Basically, heat the honey and cool it in a sealed bag! I put the honey in a Ziploc-style bag, heated it to ~150F for 10mins and cooled it to ~100F before opening and adding to the primary. Hopefully, this will allow any aromatics vapourised during the heating phase to be reabsorbed into the liquid during the cooling. Unfortunately, any proof will have to wait a few weeks.

The honey was added after 1 week's fermentation and has already kicked off another wild orgy.

IMG-20131228-00088.jpg
 
It seems like an interesting idea. However, I wonder one thing. If you are adding it after a week of fermentation (which is a good idea) why bother pasteurizing it? When I do this I just add the honey straight in the fermenter. With the alcohol and the amount of active yeast an infection is unlikely.
 
Since honey has such a high sugar content (and little moisture from water), it's naturally antimicrobial.

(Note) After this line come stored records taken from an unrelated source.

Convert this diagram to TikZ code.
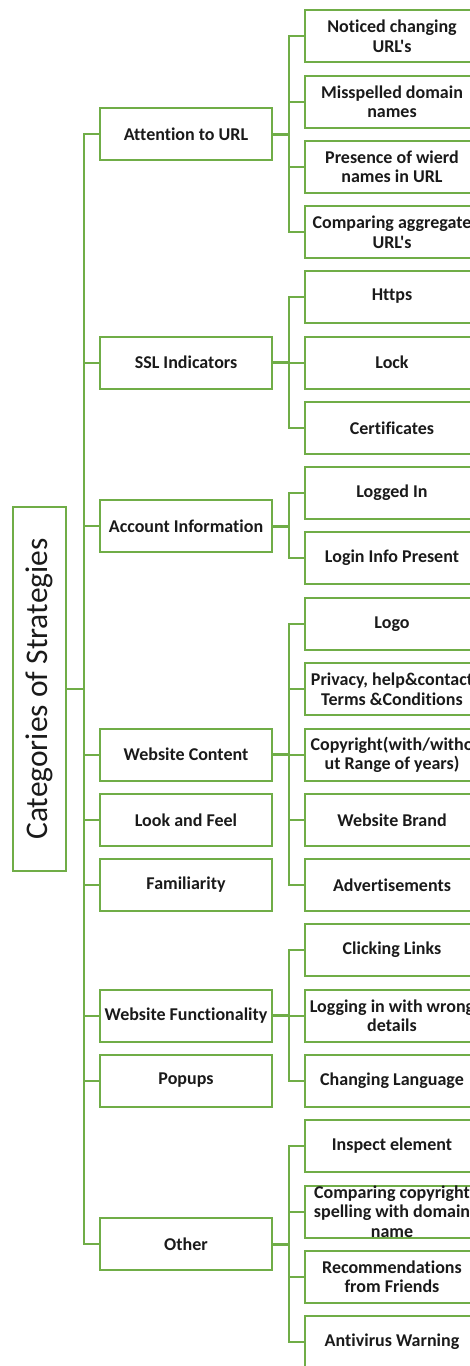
\documentclass[tikz,border=0pt]{standalone}
\usepackage{fontspec}
\newfontfamily\calfont{Carlito}[Ligatures=NoCommon]
\usepackage{graphicx}
\definecolor{lgreen}{HTML}{70AD47}
\definecolor{txt}{HTML}{1A1A1A}
\begin{document}
\begin{tikzpicture}[x=1pt,y=-1pt,
  box/.style={draw=lgreen,line width=2pt,rectangle,inner sep=0pt,align=center,text=txt,
    font=\calfont\bfseries\fontsize{18}{19.5}\selectfont,minimum height=52pt},
  cat/.style={box,minimum width=172pt},
  leaf/.style={box,minimum width=174pt},
  link/.style={draw=lgreen,line width=2pt},
  stem/.style={draw=lgreen,line width=3pt}]
\useasboundingbox (0,0) rectangle (470,1366);
\clip (0,0) rectangle (470,1366);
% root
\node[draw=lgreen,line width=2pt,rectangle,inner sep=0pt,minimum width=53pt,minimum height=364pt,text=txt] (root) at (39.5,689)
  {\rotatebox{90}{\calfont\fontsize{31.5}{34}\selectfont Categories of Strategies}};
% categories
\node[cat] (c1) at (186,134) {Attention to URL};
\node[cat] (c2) at (186,362.5) {SSL Indicators};
\node[cat] (c3) at (186,526) {Account Information};
\node[cat] (c4) at (186,754.5) {Website Content};
\node[cat] (c5) at (186,820) {Look and Feel};
\node[cat] (c6) at (186,885) {Familiarity};
\node[cat] (c7) at (186,1015.5) {Website Functionality};
\node[cat] (c8) at (186,1080.5) {Popups};
\node[cat] (c9) at (186,1244) {Other};
% leaves
\node[leaf] (l11) at (392,36) {Noticed changing\\URL's};
\node[leaf] (l12) at (392,101.5) {Misspelled domain\\names};
\node[leaf] (l13) at (392,166.5) {Presence of wierd\\names in URL};
\node[leaf] (l14) at (392,232) {Comparing aggregate\\URL's};
\node[leaf] (l21) at (392,296.5) {Https};
\node[leaf] (l22) at (392,362.5) {Lock};
\node[leaf] (l23) at (392,428) {Certificates};
\node[leaf] (l31) at (392,493) {Logged In};
\node[leaf] (l32) at (392,558) {Login Info Present};
\node[leaf] (l41) at (392,624) {Logo};
\node[leaf] (l42) at (392,689) {Privacy, help\&contact\\Terms \&Conditions};
\node[leaf] (l43) at (392,755) {Copyright(with/witho\\ut Range of years)};
\node[leaf] (l44) at (392,820) {Website Brand};
\node[leaf] (l45) at (392,885) {Advertisements};
\node[leaf] (l71) at (392,950) {Clicking Links};
\node[leaf] (l72) at (392,1015.5) {Logging in with wrong\\details};
\node[leaf] (l73) at (392,1080.5) {Changing Language};
\node[leaf] (l91) at (392,1146) {Inspect element};
\node[leaf] (l92) at (392,1211.5) {Comparing copyright\\spelling with domain\\name};
\node[leaf] (l93) at (392,1276.5) {Recommendations\\from Friends};
\node[leaf] (l94) at (392,1342) {Antivirus Warning};
% trunk
\foreach \c in {c1,c2,c3,c4,c5,c6,c7,c8,c9}
  \draw[link] (root.east) -- ++(17,0) |- (\c.west);
% branches
\foreach \c/\l in {c1/l11,c1/l12,c1/l13,c1/l14,c2/l21,c2/l22,c2/l23,c3/l31,c3/l32,
  c4/l41,c4/l42,c4/l43,c4/l44,c4/l45,c7/l71,c7/l72,c7/l73,c9/l91,c9/l92,c9/l93,c9/l94}
  \draw[link] (\c.east) -- ++(16,0) |- (\l.west);
\foreach \c in {c1,c2,c3,c4,c7,c9}
  \draw[stem] (\c.east) -- ++(17,0);
\end{tikzpicture}
\end{document}
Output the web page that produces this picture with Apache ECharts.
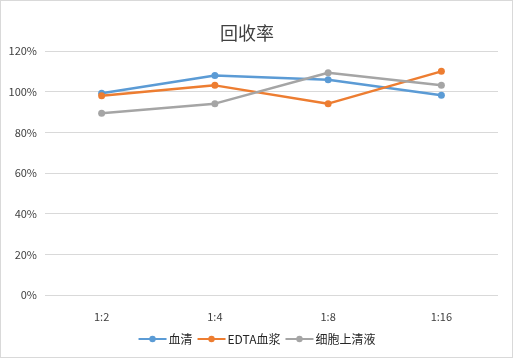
<!DOCTYPE html>
<html><head><meta charset="utf-8">
<script src="https://cdn.jsdelivr.net/npm/echarts@6/dist/echarts.min.js"></script>
<style>html,body{margin:0;padding:0;background:#fff}#c{width:511px;height:356px;border:1px solid #d9d9d9}</style>
</head><body><div id="c"></div>
<script>
const categories = ['1:2','1:4','1:8','1:16'];
const serum = [99.2, 108.0, 105.9, 98.2];
const edtaPlasma = [98.0, 103.1, 94.1, 110.0];
const cellSupernatant = [89.4, 94.1, 109.3, 103.1];
const seriesNames = ['血清','EDTA血浆','细胞上清液'];
const colors = ['#5b9bd5','#ed7d31','#a5a5a5'];
const font = '"Microsoft YaHei","Noto Sans CJK SC",sans-serif';
const chart = echarts.init(document.getElementById('c'));
const mk = (name, data, i) => ({
  name, type:'line', data, symbol:'circle', symbolSize:7,
  itemStyle:{color:colors[i]}, lineStyle:{color:colors[i], width:2.5}
});
chart.setOption({
  animation:false,
  title:{text:'回收率', left:214, top:18, textStyle:{fontFamily:font, fontSize:18, fontWeight:'normal', color:'#404040'}},
  grid:{left:44, right:14, top:50, bottom:62},
  legend:{bottom:7, left:'center', itemWidth:28, itemHeight:8, itemGap:4,
    textStyle:{fontFamily:font, fontSize:12, color:'#262626', padding:[0,0,0,-3]}, data:seriesNames},
  xAxis:{type:'category', data:categories, boundaryGap:true,
    axisLine:{show:false}, axisTick:{show:false},
    axisLabel:{color:'#404040', fontSize:11, fontFamily:font, margin:16}},
  yAxis:{type:'value', min:0, max:120, interval:20,
    axisLabel:{formatter:'{value}%', color:'#404040', fontSize:11, fontFamily:font, margin:8},
    splitLine:{lineStyle:{color:'#d9d9d9'}}, axisLine:{show:false}, axisTick:{show:false}},
  series:[mk(seriesNames[0], serum, 0), mk(seriesNames[1], edtaPlasma, 1), mk(seriesNames[2], cellSupernatant, 2)]
});
</script></body></html>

I've never heated it or pasteurized it. I use it in wines, meads, cider, and beers.
 
It is. Historically it has even been used to dress wounds and prevent infection. However, it does often contain wild yeast and once it gets diluted that yeast can take off, but you would most likely to have it in a mixture without another strain of yeast to compete with. I know many mead makers never heat their honey. I've only made a few batches of mead and stopped heating using sulfates since the first two.
 
If you are adding it after a week of fermentation (which is a good idea) why bother pasteurizing it?

The honest answer is paranoia. Once I added it straight to cooled wort and, whilst it turned out fine, when you read things like the quote below there's the fear that I was just lucky. I now add honey at 2mins or flameout but then wonder what aromatics are being lost!

It is well known that honey won't spoil, so people often assume it's sanitized naturally. Actually bacteria and wild yeast could be present, but they aren't active and can't propagate in honey. If you dilute the honey, it can spoil (that's why bees fan it with their wings to concentrate it prior to capping it).

Quaker did also maintain that if the yeast has been allowed to propagate then it should be ok. I know, RDWHAHB.